EXERCISE TASK:
Go over the entries below line by line, copying each one that contains the word "this".

BEGIN RECORD LIST

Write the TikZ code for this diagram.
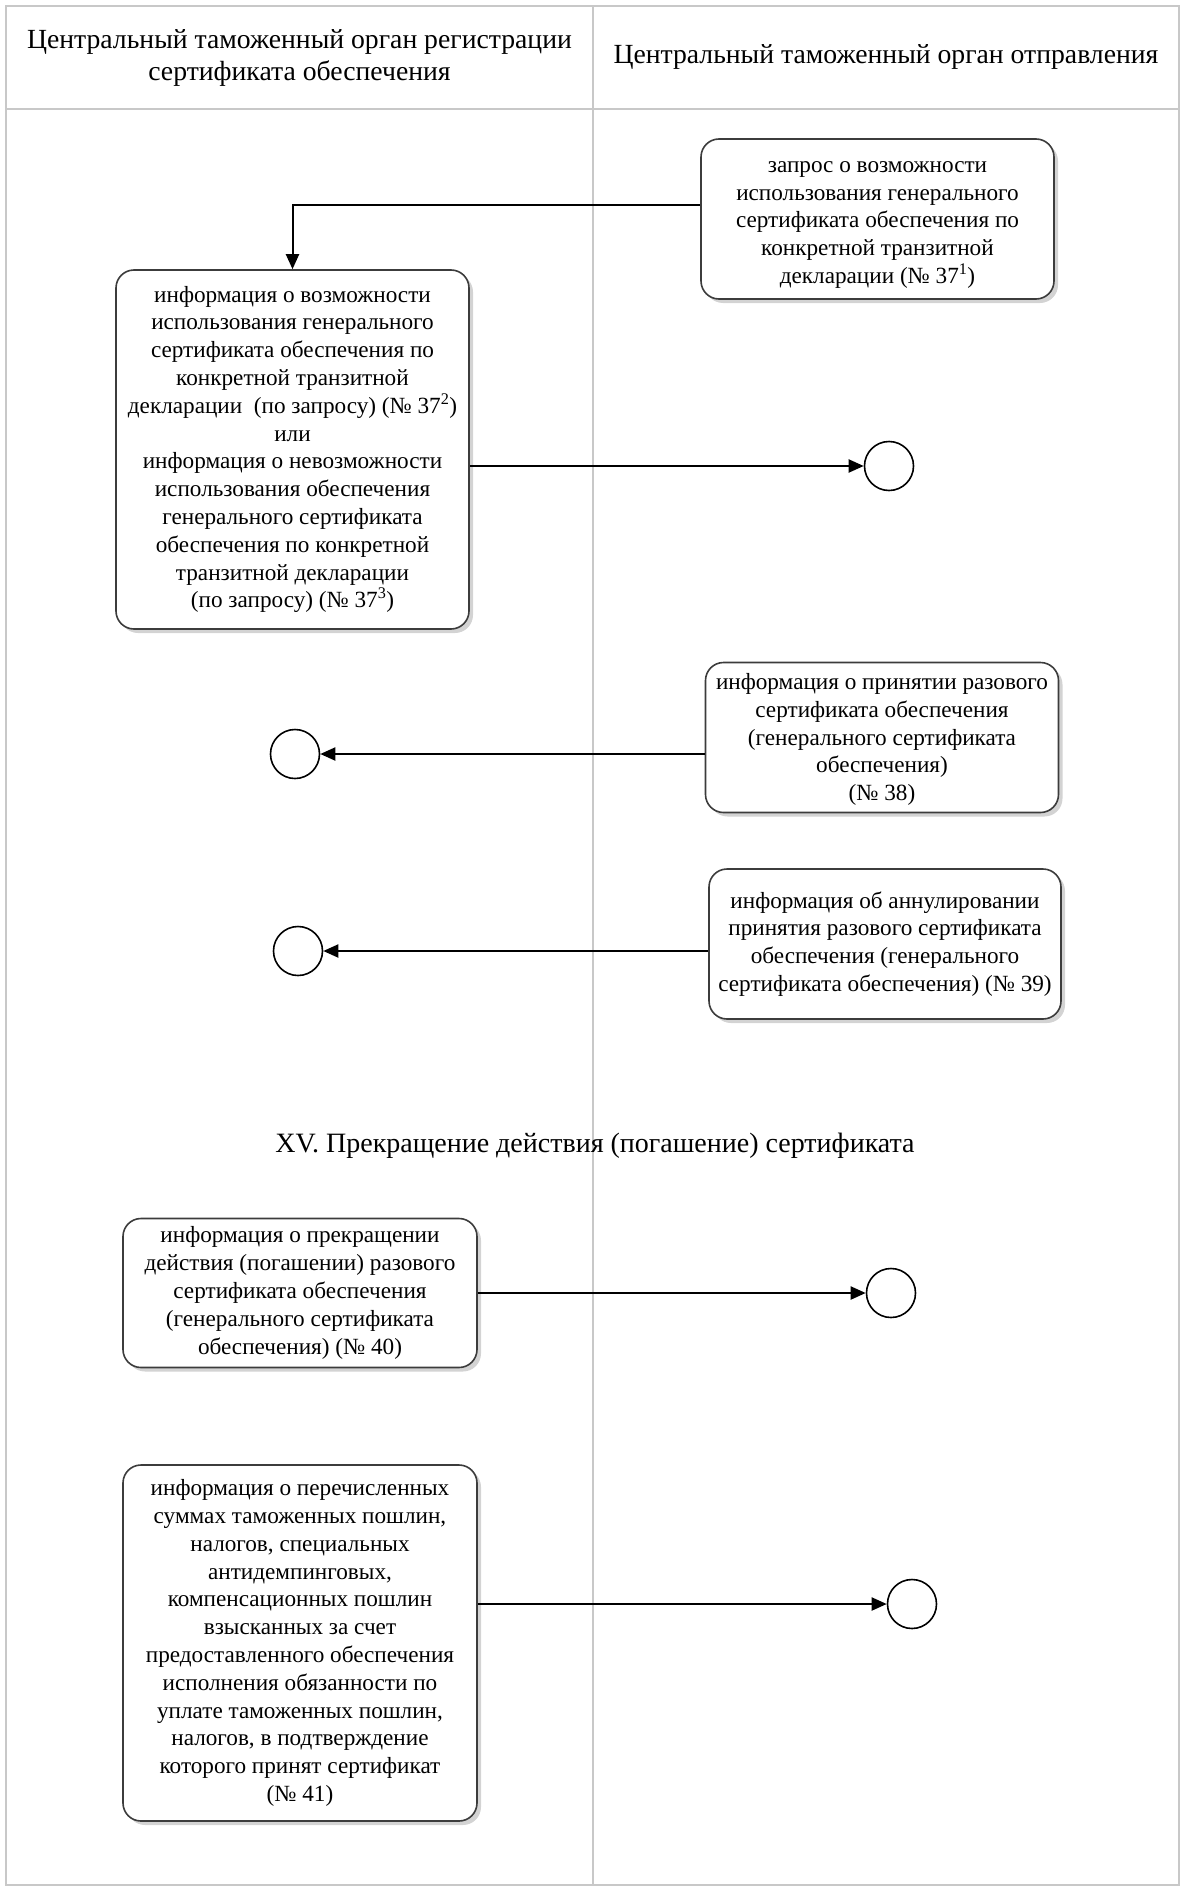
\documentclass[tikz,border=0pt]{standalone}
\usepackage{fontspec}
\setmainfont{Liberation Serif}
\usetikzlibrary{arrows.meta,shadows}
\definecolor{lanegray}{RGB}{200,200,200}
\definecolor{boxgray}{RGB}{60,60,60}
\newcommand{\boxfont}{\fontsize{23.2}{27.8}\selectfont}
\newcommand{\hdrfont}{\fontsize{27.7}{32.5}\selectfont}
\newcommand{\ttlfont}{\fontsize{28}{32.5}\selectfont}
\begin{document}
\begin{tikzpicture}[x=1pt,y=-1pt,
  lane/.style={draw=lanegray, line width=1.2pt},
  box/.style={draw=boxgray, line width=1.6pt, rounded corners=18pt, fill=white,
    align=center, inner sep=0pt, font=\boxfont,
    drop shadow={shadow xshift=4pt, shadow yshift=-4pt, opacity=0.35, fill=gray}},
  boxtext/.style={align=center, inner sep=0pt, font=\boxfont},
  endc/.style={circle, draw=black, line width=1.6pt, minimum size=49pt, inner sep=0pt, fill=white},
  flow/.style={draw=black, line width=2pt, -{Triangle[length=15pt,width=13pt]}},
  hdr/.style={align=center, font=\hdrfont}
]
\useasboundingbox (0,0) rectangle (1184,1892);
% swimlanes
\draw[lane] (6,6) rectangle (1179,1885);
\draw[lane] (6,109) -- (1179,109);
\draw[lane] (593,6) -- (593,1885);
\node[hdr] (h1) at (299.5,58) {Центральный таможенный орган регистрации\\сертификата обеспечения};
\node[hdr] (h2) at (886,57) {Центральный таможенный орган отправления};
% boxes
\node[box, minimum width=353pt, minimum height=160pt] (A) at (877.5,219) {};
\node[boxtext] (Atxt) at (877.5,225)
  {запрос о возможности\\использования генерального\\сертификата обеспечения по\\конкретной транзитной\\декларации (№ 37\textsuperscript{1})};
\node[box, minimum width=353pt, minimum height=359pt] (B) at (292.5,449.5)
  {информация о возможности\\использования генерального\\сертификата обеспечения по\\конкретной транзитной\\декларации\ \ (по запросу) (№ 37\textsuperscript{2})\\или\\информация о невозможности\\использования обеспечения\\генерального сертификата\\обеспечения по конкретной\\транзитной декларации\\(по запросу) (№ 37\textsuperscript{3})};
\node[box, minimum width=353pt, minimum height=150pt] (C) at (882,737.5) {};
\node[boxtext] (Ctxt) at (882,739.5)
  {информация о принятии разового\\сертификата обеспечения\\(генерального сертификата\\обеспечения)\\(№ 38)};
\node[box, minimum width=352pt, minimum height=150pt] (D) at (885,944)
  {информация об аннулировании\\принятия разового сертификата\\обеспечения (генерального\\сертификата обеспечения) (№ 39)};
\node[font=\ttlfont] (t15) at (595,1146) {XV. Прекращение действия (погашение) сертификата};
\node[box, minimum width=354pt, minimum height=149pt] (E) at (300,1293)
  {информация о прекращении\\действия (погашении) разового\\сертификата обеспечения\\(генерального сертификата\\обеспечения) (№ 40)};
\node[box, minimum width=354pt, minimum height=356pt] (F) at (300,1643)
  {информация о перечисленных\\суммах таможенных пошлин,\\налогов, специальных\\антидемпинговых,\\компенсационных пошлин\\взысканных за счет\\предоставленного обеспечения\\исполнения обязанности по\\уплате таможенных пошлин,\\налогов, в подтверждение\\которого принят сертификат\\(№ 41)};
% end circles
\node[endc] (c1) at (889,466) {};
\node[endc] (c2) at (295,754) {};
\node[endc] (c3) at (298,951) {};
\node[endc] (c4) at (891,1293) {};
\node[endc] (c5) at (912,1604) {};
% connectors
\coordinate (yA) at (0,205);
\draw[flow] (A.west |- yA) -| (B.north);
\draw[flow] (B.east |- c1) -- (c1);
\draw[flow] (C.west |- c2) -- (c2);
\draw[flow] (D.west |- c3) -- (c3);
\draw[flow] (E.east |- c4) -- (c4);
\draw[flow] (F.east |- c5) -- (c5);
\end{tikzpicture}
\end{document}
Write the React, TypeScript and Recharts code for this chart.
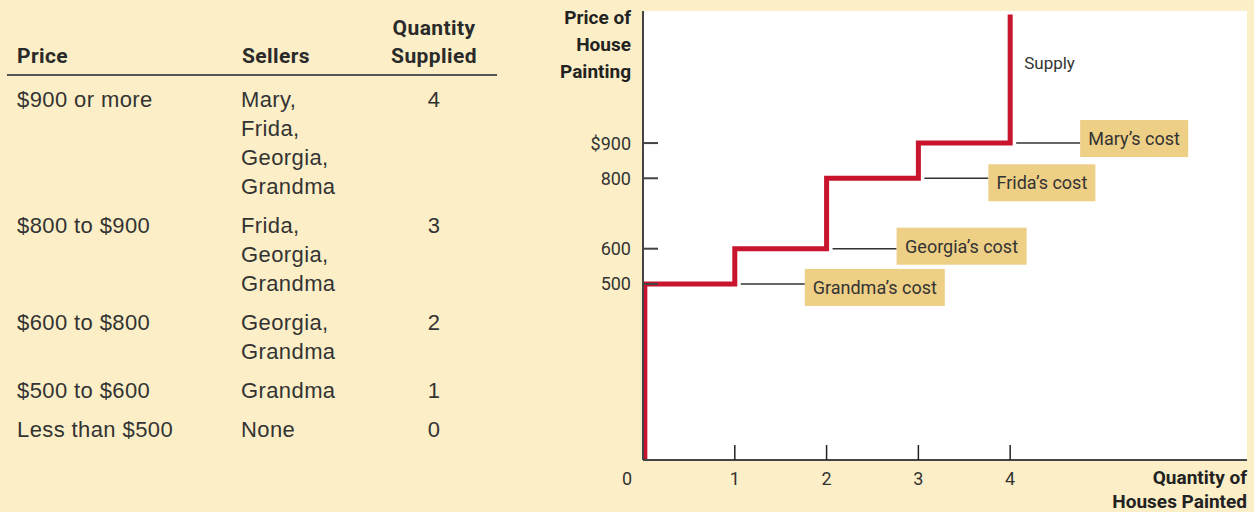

END RECORD LIST

WRITTEN RESPONSE:
Write the TikZ code for this diagram.
Write the React, TypeScript and Recharts code for this chart.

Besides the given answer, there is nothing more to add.